The following link to Barron's might not work for everyone. See progree's tips.[/font] From the July 20, 2015, issue of Barron's:

Refresher Course: Inside the Jobless Numbers

Are we undercounting the unemployment numbers—or overcounting? How the BLS gathers and calculates the numbers, and why it matters.

By Gene Epstein
July 18, 2015

The unemployment rate has never been the object of as much attention from the markets and the media as it is now, sparked by the keen interest taken in its monthly fluctuations by policy makers at the Federal Reserve.

Despite the heightened focus, there are a lot of misunderstandings and misconceptions about how the rate is calculated. Some people assume the Bureau of Labor Statistics compiles the rate from the unemployment-insurance rolls. On that basis, they fault the BLS for undercounting the unemployed. But that’s just one myth among many about this cornerstone measure of economic pain and labor-market slack.

To estimate the unemployment rate, the BLS actually relies on the monthly Current Population Survey conducted for it by the Census Bureau. While the data are highly imperfect in their own way, we think the Federal Reserve is right to view the official unemployment rate as the best available information, while also keeping its eye on ancillary measures of “labor underutilization.”

In fact, a close look at BLS methods suggests that, if anything, the official unemployment rate may be overcounting rather than undercounting the unemployed.

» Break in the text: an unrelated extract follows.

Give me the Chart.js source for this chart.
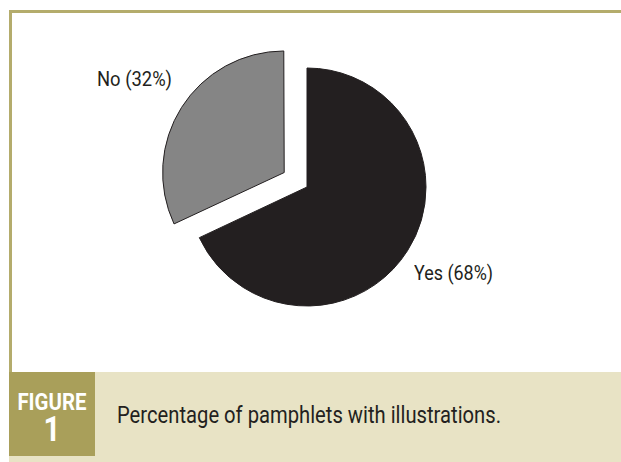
<!DOCTYPE html>
<html>
<head>
<meta charset="utf-8">
<script src="https://cdn.jsdelivr.net/npm/chart.js@4/dist/chart.umd.min.js"></script>
<style>
  html, body { margin: 0; padding: 0; background: #ffffff; }
  body { width: 621px; height: 462px; position: relative; overflow: hidden; }
  .abs { position: absolute; }
  #topline { left: 9px; top: 10px; width: 612px; height: 3px; background: #b4ac6c; }
  #leftline { left: 9px; top: 10px; width: 2.5px; height: 452px; background: #b4ac6c; }
  #band { left: 9px; top: 372px; width: 612px; height: 90px; background: #e8e3c5; }
  #figbox { left: 9px; top: 372px; width: 86px; height: 84px; background: #a99f5a; }
  .fit { display: inline-block; white-space: nowrap; }
  #figword { left: 9px; top: 390.5px; width: 86px; text-align: center; color: #ffffff;
             font: bold 23px/23px Roboto, "Liberation Sans", sans-serif; }
  #fignum { left: 9px; top: 412px; width: 86px; text-align: center; color: #ffffff;
            font: bold 35px/35px Roboto, "Liberation Sans", sans-serif; }
  #caption { left: 117px; top: 404px; color: #231f20;
             font: 23px/23px Roboto, "Liberation Sans", sans-serif; }
  .lbl { color: #231f20; font: 20px/20px Roboto, "Liberation Sans", sans-serif; }
  #chartbox { left: 150px; top: 40px; width: 314px; height: 294px; }
</style>
</head>
<body>
<div class="abs" id="topline"></div>
<div class="abs" id="leftline"></div>
<div class="abs" id="band"></div>
<div class="abs" id="figbox"></div>
<div class="abs" id="figword"><span class="fit" id="figwordT">FIGURE</span></div>
<div class="abs" id="fignum"><span class="fit" id="fignumT">1</span></div>
<div class="abs" id="caption"><span class="fit" id="captionT">Percentage of pamphlets with illustrations.</span></div>
<div class="abs lbl" id="lblYes"><span class="fit" id="lblYesT"></span></div>
<div class="abs lbl" id="lblNo"><span class="fit" id="lblNoT"></span></div>
<div class="abs" id="chartbox"><canvas id="c"></canvas></div>
<script>
const categories = ['Yes', 'No'];
const values = [68, 32];
const sliceColors = ['#231f20', '#858585'];

document.getElementById('lblYesT').textContent = categories[0] + ' (' + values[0] + '%)';
document.getElementById('lblNoT').textContent = categories[1] + ' (' + values[1] + '%)';
const lblYes = document.getElementById('lblYes');
lblYes.style.left = '414px'; lblYes.style.top = '263px';
const lblNo = document.getElementById('lblNo');
lblNo.style.left = '97px'; lblNo.style.top = '69px';

// condense text horizontally to the reference's condensed typeface widths
function fitWidth(id, target, origin) {
  const el = document.getElementById(id);
  const w = el.getBoundingClientRect().width;
  if (w > 0) {
    el.style.transformOrigin = origin;
    el.style.transform = 'scaleX(' + (target / w) + ')';
  }
}
fitWidth('captionT', 384, 'left center');
fitWidth('lblYesT', 79, 'left center');
fitWidth('lblNoT', 75, 'left center');
fitWidth('figwordT', 69, 'center center');
fitWidth('fignumT', 17, 'center center');

new Chart(document.getElementById('c'), {
  type: 'pie',
  data: {
    labels: categories,
    datasets: [{
      data: values,
      backgroundColor: sliceColors,
      borderColor: '#231f20',
      borderWidth: 1,
      offset: [0, 108]
    }]
  },
  options: {
    responsive: true,
    maintainAspectRatio: false,
    animation: false,
    radius: 119,
    layout: { padding: 0 },
    plugins: { legend: { display: false }, tooltip: { enabled: false } }
  }
});
</script>
</body>
</html>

[font color="red"]New material:[/font] In August 2015, DUers whatthehey and progree got into a 1995 report from economists John E. Bregger and Steven E. Haugen. The .pdf is unfortunately an image and thus challenging as a source of quotes. Trying to find it in a format that does make for easy copying, I was led to this:

Alternative Unemployment Rates: Their Meaning and Their Measure March 12, 2014

{snip}
 

beachbumbob

(9,263 posts)
6. Forbes guess is pretty close to what it is as of today
Thu Apr 9, 2020, 02:35 PM
Apr 2020

the official numbers don;t come until BLS releases the monthly info which looks back a month, and runs a month late. For the period of February, the data was released on March 27th. So March will be released on April 27th and we won;t know April's until June 27th

Igel

(35,317 posts)
7. It's a meaningless number.
Thu Apr 9, 2020, 03:22 PM
Apr 2020

It's changing quickly, and it usually says something about the health of the economy, the consequences of millions upon millions of choices small and large made by millions of different people. This is the consequence of government shut-downs, the political decisions (presumably informed by medical knowledge) of perhaps two score people.

When the pass-through payroll funding kicks in, it'll be even more meaningless, because people will be on the payroll who may not actually have a job to go back to--if I were an employer, I'd keep the people no the free payroll until there was a reason to lay them off.

Think of it as a medically induced coma and on a ventilator. No, the patient isn't conscious, but what does that say about his health? He was put in that state by a drug. Are his lungs able to work on their own? Right now the muscles are paralyzed. Until they try to wake him up, you can't know if he can be woken up or what he'll be like when he's awake. Until they remove him from the ventilator, you don't know if he can breathe on his own.

Until the government-enforced shut-down ends, there's no way of knowing the health of the patient.

Any prediction based on that is impossible. Any claim that the *real* problem is something other than the shutdown is baseless. There are concerns, but how those play out depends on decisions made by government, by the businesses involved, and by their creditors/vendors/customers/employees.